Dans un communiqué, le Quai d’Orsay « condamne avec la plus grande fermeté cet acte odieux, perpétré pendant un pèlerinage annuel juif, et qui fait douloureusement écho à l’attentat-suicide qui avait fait 21 morts dans cette même synagogue en 2002 ». La diplomatie française exprime sa « solidarité avec le peuple tunisien et les autorités tunisiennes. Notre ambassade et nos services sont mobilisés pour apporter leur soutien à la famille de notre compatriote et à nos concitoyens affectés par cette attaque. »
Sur Twitter, le porte-parole du département d’État des États-Unis, Matthew Miller ,s’est exprimé : « Les États-Unis déplorent l’attaque perpétrée en Tunisie, qui coïncide avec le pèlerinage juif annuel attirant à la synagogue de la Ghriba des fidèles du monde entier. Nous exprimons nos condoléances au peuple tunisien et saluons l’action rapide des forces de sécurité tunisiennes. »
Des responsables présents à la cérémonie d’ouverture du pèlerinage
En début de soirée, mardi 9 mai, l’ambassade des États-Unis en Tunisie a annoncé sur Twitter que des responsables, dont Joey Hood, ambassadeur des États-Unis en Tunisie, et Deborah Lipstadt, envoyée spéciale pour surveiller et combattre l’antisémitisme, ainsi que de hauts responsables tunisiens, ont assisté à la cérémonie d’ouverture du pèlerinage à la synagogue.
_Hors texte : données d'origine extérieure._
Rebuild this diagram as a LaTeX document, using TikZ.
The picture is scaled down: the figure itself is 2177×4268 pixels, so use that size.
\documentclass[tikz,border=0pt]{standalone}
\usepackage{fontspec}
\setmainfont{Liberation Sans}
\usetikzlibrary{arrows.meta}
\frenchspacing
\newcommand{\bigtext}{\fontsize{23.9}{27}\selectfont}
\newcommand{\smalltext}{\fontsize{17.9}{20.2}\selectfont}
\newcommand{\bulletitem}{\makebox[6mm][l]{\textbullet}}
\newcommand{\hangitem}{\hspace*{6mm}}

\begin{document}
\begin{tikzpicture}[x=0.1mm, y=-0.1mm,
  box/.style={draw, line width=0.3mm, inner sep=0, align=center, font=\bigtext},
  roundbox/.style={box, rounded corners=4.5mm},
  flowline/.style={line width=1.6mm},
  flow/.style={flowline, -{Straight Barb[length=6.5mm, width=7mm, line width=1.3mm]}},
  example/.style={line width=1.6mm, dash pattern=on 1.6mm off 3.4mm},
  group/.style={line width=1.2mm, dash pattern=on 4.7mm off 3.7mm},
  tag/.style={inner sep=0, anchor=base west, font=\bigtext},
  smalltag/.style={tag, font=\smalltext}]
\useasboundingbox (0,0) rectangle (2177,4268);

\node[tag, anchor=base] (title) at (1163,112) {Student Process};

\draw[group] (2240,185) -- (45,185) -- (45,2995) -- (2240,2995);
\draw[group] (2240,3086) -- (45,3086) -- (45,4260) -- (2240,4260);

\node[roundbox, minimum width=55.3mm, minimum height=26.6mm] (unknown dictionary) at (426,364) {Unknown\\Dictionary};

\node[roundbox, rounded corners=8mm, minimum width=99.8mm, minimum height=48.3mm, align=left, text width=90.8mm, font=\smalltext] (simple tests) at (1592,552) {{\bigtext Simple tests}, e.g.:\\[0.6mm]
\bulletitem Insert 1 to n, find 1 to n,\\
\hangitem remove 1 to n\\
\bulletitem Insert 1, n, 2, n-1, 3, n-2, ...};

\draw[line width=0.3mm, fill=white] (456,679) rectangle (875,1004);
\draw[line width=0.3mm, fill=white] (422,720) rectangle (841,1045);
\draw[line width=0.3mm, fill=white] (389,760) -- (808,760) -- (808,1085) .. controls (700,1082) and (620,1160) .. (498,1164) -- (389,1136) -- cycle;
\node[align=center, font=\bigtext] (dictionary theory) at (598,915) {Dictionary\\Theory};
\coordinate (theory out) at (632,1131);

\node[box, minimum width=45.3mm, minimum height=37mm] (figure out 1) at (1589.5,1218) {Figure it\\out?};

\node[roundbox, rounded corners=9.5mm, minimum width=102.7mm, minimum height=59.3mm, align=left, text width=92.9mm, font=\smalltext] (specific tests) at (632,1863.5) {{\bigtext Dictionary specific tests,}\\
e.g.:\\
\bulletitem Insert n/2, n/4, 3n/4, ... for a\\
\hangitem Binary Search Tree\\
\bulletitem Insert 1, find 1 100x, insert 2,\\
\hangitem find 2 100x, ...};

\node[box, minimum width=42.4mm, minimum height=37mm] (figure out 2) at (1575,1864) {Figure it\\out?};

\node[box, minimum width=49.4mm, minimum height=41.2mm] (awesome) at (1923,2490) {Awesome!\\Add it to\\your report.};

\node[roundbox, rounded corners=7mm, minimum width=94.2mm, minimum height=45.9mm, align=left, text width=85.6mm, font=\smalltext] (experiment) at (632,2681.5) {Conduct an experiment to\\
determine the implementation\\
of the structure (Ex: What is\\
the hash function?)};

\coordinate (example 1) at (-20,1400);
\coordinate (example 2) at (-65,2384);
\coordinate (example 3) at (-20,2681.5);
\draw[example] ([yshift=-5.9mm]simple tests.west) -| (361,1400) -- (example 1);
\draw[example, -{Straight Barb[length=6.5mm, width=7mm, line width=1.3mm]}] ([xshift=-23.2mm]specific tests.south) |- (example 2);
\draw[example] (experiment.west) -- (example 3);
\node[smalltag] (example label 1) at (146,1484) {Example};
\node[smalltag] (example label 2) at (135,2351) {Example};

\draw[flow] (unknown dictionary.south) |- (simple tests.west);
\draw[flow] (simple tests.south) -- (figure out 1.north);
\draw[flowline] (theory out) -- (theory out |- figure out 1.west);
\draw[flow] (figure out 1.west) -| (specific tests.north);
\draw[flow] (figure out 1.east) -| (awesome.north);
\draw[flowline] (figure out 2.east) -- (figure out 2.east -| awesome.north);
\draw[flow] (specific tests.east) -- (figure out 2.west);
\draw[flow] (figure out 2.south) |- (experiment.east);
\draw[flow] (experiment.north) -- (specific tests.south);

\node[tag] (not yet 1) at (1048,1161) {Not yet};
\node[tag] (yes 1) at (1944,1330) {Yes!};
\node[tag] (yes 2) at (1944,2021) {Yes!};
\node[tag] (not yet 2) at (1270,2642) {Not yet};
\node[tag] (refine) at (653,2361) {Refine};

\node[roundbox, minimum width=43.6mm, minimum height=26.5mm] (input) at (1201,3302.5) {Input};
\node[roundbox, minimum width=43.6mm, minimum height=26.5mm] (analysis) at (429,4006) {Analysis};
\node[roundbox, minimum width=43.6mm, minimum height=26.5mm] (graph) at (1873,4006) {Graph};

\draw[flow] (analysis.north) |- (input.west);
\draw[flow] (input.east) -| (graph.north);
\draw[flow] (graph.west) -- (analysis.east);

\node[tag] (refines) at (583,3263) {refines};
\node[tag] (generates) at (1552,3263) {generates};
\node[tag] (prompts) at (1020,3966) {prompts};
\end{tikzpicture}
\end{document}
Dans un contexte de reprise du tourisme
L’attaque survient alors que le tourisme enregistre une forte reprise en Tunisie après un net ralentissement pendant la pandémie et des années compliquées par l’instabilité qui a suivi la révolution en 2011. Avec notamment l’essor de groupes djihadistes, bien que les autorités affirment avoir obtenu des progrès significatifs ces dernières années. Ce secteur clef pour l’économie tunisienne avait été gravement affecté après les attentats de 2015 contre le musée du Bardo à Tunis et un hôtel de Sousse, dont le bilan s’était élevé à 60 morts dont 59 touristes étrangers.
Le pays traverse également une grave crise financière qui a empiré depuis que le président Kais Saied s’est emparé des pleins pouvoirs en juillet 2021, faisant vaciller la démocratie née de la première révolte du Printemps arabe en 2011.